Nine operational programmes - transport, environment, regions, employment and social inclusion, research and science, competitiveness and economic growth, information society, technical assistance and the Bratislava Region - will be financed by the Cohesion Fund and the European Fund for Regional Development. The education and unemployment programmes, administered by the labour and education ministries, will be funded by the European Social Fund, the TASR newswire reported.

The Cohesion Fund is designed to reduce the gap between fast-developing regions like Bratislava and some of the financially underfed regions that still lag behind the western part of the country.

Peter Kárpáty, a regional development analyst with the Euractive.sk EU affairs website, praised the framework document.

"It is certainly good news for Slovakia," he said.

The process of negotiating the document lasted eight months and required a joint effort of two governments. Preparations for the new programme period started under the administration of the previous government of Mikuláš Dzurinda, "which left an elaborated proposal on the table," Kárpáty said.

"And the current government indeed has corrected, completed and wrapped it up successfully," he said.

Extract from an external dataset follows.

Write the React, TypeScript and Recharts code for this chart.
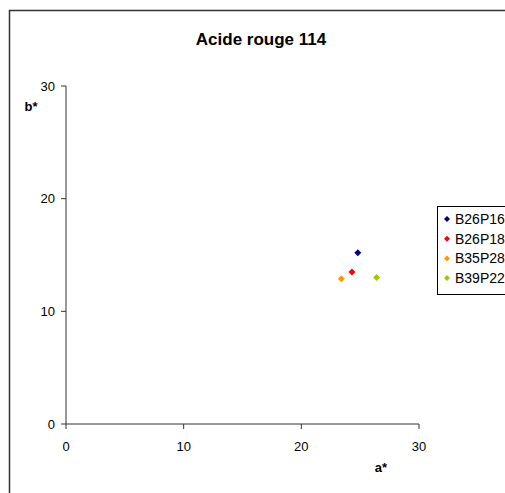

Though the newly-approved National Strategic Reference Framework is a key document, it will not be the only resource that Slovakia can use to draw funds, Kárpáty said.

Resources might flow to Slovakia through programmes for cross-border cooperation, inter-national cooperation and inter-regional cooperation, according to Kárpáty, while regional development can be also fed through the Common Agricultural Policy. Slovakia will also receive a smaller package through the Common Fishery Policies programme, he added.

So far, the European Commission has approved the strategic reference frameworks of 22 EU member states. Four of Slovakia's neighbours - Austria, Hungary, Poland and the Czech Republic - have already had their documents approved.

"However, the most important thing for the countries is to have the negotiations about the operational programmes approved, which is where only Austria and Hungary have made notable progress so far," Kárpáty told The Slovak Spectator.

Both the ministry and the analyst agree that Slovakia's delay is not critical because the funds can be used three years after the budgetary year for which they were originally intended. That means Slovakia will be able to draw the funds intended for 2007 until 2010.

But business has been complaining that the process of evaluating the projects and making the funds available has been slow and rather complicated.

"The minister wants to simplify and thus speed up the process compared to the previous programme period," Bátovský said. "There will be a number of new regulations, such as a wider use of information technology in the process, setting a deadline for processing the applications, and so on."

Kárpáty said that the ministry plans to introduce more sophisticated IT systems into the process, unify the application forms and shorten the time of assessing the process to 70 days.

"The union is proposing even shorter terms," he said.